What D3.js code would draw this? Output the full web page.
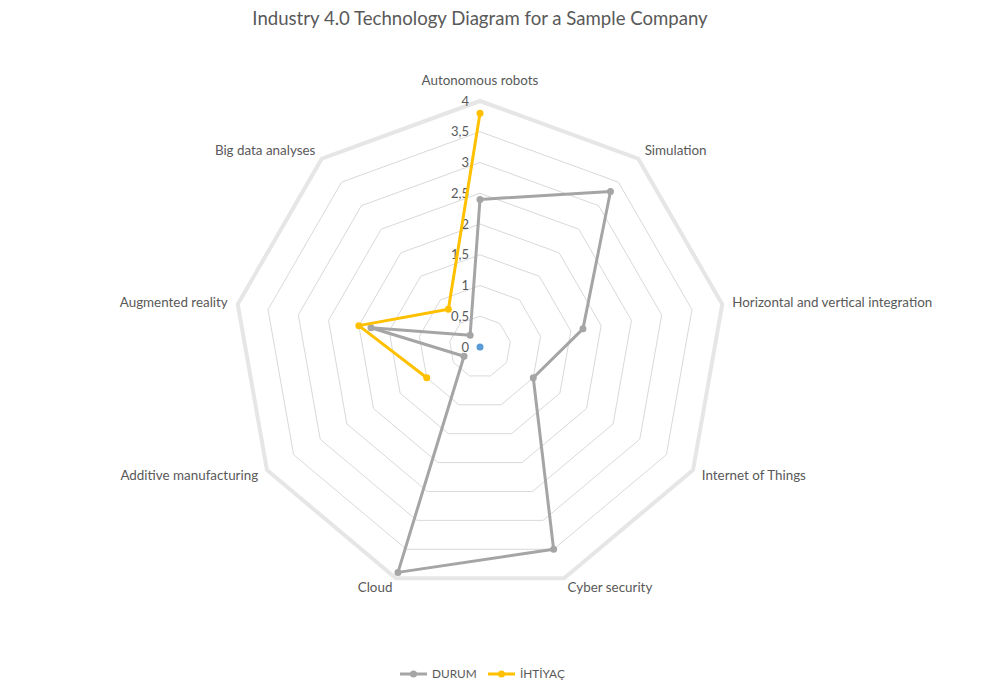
<!DOCTYPE html>
<html>
<head>
<meta charset="utf-8">
<script src="https://cdn.jsdelivr.net/npm/d3@7"></script>
<style>
  html, body { margin: 0; padding: 0; background: #fff; }
  svg { display: block; }
  text { font-family: Lato, "Open Sans", sans-serif; fill: #595959; }
</style>
</head>
<body>
<svg id="chart" width="1002" height="694"></svg>
<script>
// ---- data ----
const categories = ["Autonomous robots", "Simulation", "Horizontal and vertical integration",
  "Internet of Things", "Cyber security", "Cloud", "Additive manufacturing",
  "Augmented reality", "Big data analyses"];
const durum   = [2.4, 3.3, 1.7, 1.0, 3.5, 3.9, 0.3, 1.8, 0.25];
const ihtiyac = [3.8, null, null, null, null, null, 1.0, 2.0, 0.8];
const extraPoint = [0];
const tickValues = [0, 0.5, 1, 1.5, 2, 2.5, 3, 3.5, 4];
const tickLabels = ["0", "0,5", "1", "1,5", "2", "2,5", "3", "3,5", "4"];
const seriesNames = ["DURUM", "İHTİYAÇ"];
const title = "Industry 4.0 Technology Diagram for a Sample Company";

// ---- layout ----
const cx = 480, cy = 347, R = 246;
const svg = d3.select("#chart");
const r = d3.scaleLinear().domain([0, 4]).range([0, R]);
const ang = d3.scalePoint().domain(d3.range(categories.length)).range([0, 2 * Math.PI * (categories.length - 1) / categories.length]);
const pt = (i, v) => [cx + r(v) * Math.sin(ang(i)), cy - r(v) * Math.cos(ang(i))];

// title
svg.append("text").attr("x", 480).attr("y", 25).attr("text-anchor", "middle")
  .style("font-size", "18.6px").text(title);

// grid rings
const g = svg.append("g");
tickValues.filter(v => v > 0).forEach(v => {
  const pts = categories.map((c, i) => pt(i, v));
  g.append("path")
    .attr("d", d3.line()(pts) + "Z")
    .attr("fill", "none")
    .attr("stroke", v === 4 ? "#e6e6e6" : "#d9d9d9")
    .attr("stroke-width", v === 4 ? 4 : 1)
    .attr("stroke-linejoin", "round");
});

// tick labels
tickValues.forEach((v, k) => {
  g.append("text").attr("x", 469).attr("y", cy - r(v)).attr("dy", "0.35em")
    .attr("text-anchor", "end").style("font-size", "13px").text(tickLabels[k]);
});

// category labels
categories.forEach((c, i) => {
  const a = ang(i);
  const [x, y] = pt(i, 4.165);
  const s = Math.sin(a);
  let anchor = Math.abs(s) < 0.05 ? "middle" : (s > 0 ? "start" : "end");
  const t = g.append("text").attr("x", x).attr("y", i === 0 ? y - 6 : y)
    .attr("text-anchor", anchor).style("font-size", "13.4px").text(c);
  if (i !== 0) t.attr("dy", "0.35em");
});

// series
function drawSeries(vals, color, closed) {
  const n = vals.length;
  const segs = [];
  for (let i = 0; i < n; i++) {
    const j = (i + 1) % n;
    if (!closed && j === 0) continue;
    if (vals[i] != null && vals[j] != null) segs.push([pt(i, vals[i]), pt(j, vals[j])]);
  }
  const sg = svg.append("g");
  sg.selectAll("path").data(segs).join("path")
    .attr("d", d => d3.line()(d))
    .attr("stroke", color).attr("stroke-width", 3).attr("fill", "none")
    .attr("stroke-linecap", "round");
  sg.selectAll("circle").data(vals.map((v, i) => [i, v]).filter(d => d[1] != null)).join("circle")
    .attr("cx", d => pt(d[0], d[1])[0]).attr("cy", d => pt(d[0], d[1])[1])
    .attr("r", 3.5).attr("fill", color);
}
drawSeries(durum, "#a5a5a5", true);
drawSeries(ihtiyac, "#ffc000", true);
drawSeries(extraPoint, "#5b9bd5", false);

// legend
const colors = ["#a5a5a5", "#ffc000"];
const lx = [400, 488];
seriesNames.forEach((name, k) => {
  const lg = svg.append("g").attr("transform", `translate(${lx[k]},674)`);
  lg.append("line").attr("x1", 0).attr("x2", 27).attr("y1", 0).attr("y2", 0)
    .attr("stroke", colors[k]).attr("stroke-width", 3);
  lg.append("circle").attr("cx", 13.5).attr("cy", 0).attr("r", 3.5).attr("fill", colors[k]);
  lg.append("text").attr("x", 32).attr("y", 0).attr("dy", "0.35em").style("font-size", "11.8px").text(name);
});
</script>
</body>
</html>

++++++++++

» Goal of the exercise
In this exercise, set down all of the data exactly, without the pictures.

» Result of this exercise
What D3.js code would draw this? Output the full web page.
<!DOCTYPE html>
<html>
<head>
<meta charset="utf-8">
<script src="https://cdn.jsdelivr.net/npm/d3@7"></script>
<style>
  html, body { margin: 0; padding: 0; background: #fff; }
  svg { display: block; }
  text { font-family: Lato, "Open Sans", sans-serif; fill: #595959; }
</style>
</head>
<body>
<svg id="chart" width="1002" height="694"></svg>
<script>
// ---- data ----
const categories = ["Autonomous robots", "Simulation", "Horizontal and vertical integration",
  "Internet of Things", "Cyber security", "Cloud", "Additive manufacturing",
  "Augmented reality", "Big data analyses"];
const durum   = [2.4, 3.3, 1.7, 1.0, 3.5, 3.9, 0.3, 1.8, 0.25];
const ihtiyac = [3.8, null, null, null, null, null, 1.0, 2.0, 0.8];
const extraPoint = [0];
const tickValues = [0, 0.5, 1, 1.5, 2, 2.5, 3, 3.5, 4];
const tickLabels = ["0", "0,5", "1", "1,5", "2", "2,5", "3", "3,5", "4"];
const seriesNames = ["DURUM", "İHTİYAÇ"];
const title = "Industry 4.0 Technology Diagram for a Sample Company";

// ---- layout ----
const cx = 480, cy = 347, R = 246;
const svg = d3.select("#chart");
const r = d3.scaleLinear().domain([0, 4]).range([0, R]);
const ang = d3.scalePoint().domain(d3.range(categories.length)).range([0, 2 * Math.PI * (categories.length - 1) / categories.length]);
const pt = (i, v) => [cx + r(v) * Math.sin(ang(i)), cy - r(v) * Math.cos(ang(i))];

// title
svg.append("text").attr("x", 480).attr("y", 25).attr("text-anchor", "middle")
  .style("font-size", "18.6px").text(title);

// grid rings
const g = svg.append("g");
tickValues.filter(v => v > 0).forEach(v => {
  const pts = categories.map((c, i) => pt(i, v));
  g.append("path")
    .attr("d", d3.line()(pts) + "Z")
    .attr("fill", "none")
    .attr("stroke", v === 4 ? "#e6e6e6" : "#d9d9d9")
    .attr("stroke-width", v === 4 ? 4 : 1)
    .attr("stroke-linejoin", "round");
});

// tick labels
tickValues.forEach((v, k) => {
  g.append("text").attr("x", 469).attr("y", cy - r(v)).attr("dy", "0.35em")
    .attr("text-anchor", "end").style("font-size", "13px").text(tickLabels[k]);
});

// category labels
categories.forEach((c, i) => {
  const a = ang(i);
  const [x, y] = pt(i, 4.165);
  const s = Math.sin(a);
  let anchor = Math.abs(s) < 0.05 ? "middle" : (s > 0 ? "start" : "end");
  const t = g.append("text").attr("x", x).attr("y", i === 0 ? y - 6 : y)
    .attr("text-anchor", anchor).style("font-size", "13.4px").text(c);
  if (i !== 0) t.attr("dy", "0.35em");
});

// series
function drawSeries(vals, color, closed) {
  const n = vals.length;
  const segs = [];
  for (let i = 0; i < n; i++) {
    const j = (i + 1) % n;
    if (!closed && j === 0) continue;
    if (vals[i] != null && vals[j] != null) segs.push([pt(i, vals[i]), pt(j, vals[j])]);
  }
  const sg = svg.append("g");
  sg.selectAll("path").data(segs).join("path")
    .attr("d", d => d3.line()(d))
    .attr("stroke", color).attr("stroke-width", 3).attr("fill", "none")
    .attr("stroke-linecap", "round");
  sg.selectAll("circle").data(vals.map((v, i) => [i, v]).filter(d => d[1] != null)).join("circle")
    .attr("cx", d => pt(d[0], d[1])[0]).attr("cy", d => pt(d[0], d[1])[1])
    .attr("r", 3.5).attr("fill", color);
}
drawSeries(durum, "#a5a5a5", true);
drawSeries(ihtiyac, "#ffc000", true);
drawSeries(extraPoint, "#5b9bd5", false);

// legend
const colors = ["#a5a5a5", "#ffc000"];
const lx = [400, 488];
seriesNames.forEach((name, k) => {
  const lg = svg.append("g").attr("transform", `translate(${lx[k]},674)`);
  lg.append("line").attr("x1", 0).attr("x2", 27).attr("y1", 0).attr("y2", 0)
    .attr("stroke", colors[k]).attr("stroke-width", 3);
  lg.append("circle").attr("cx", 13.5).attr("cy", 0).attr("r", 3.5).attr("fill", colors[k]);
  lg.append("text").attr("x", 32).attr("y", 0).attr("dy", "0.35em").style("font-size", "11.8px").text(name);
});
</script>
</body>
</html>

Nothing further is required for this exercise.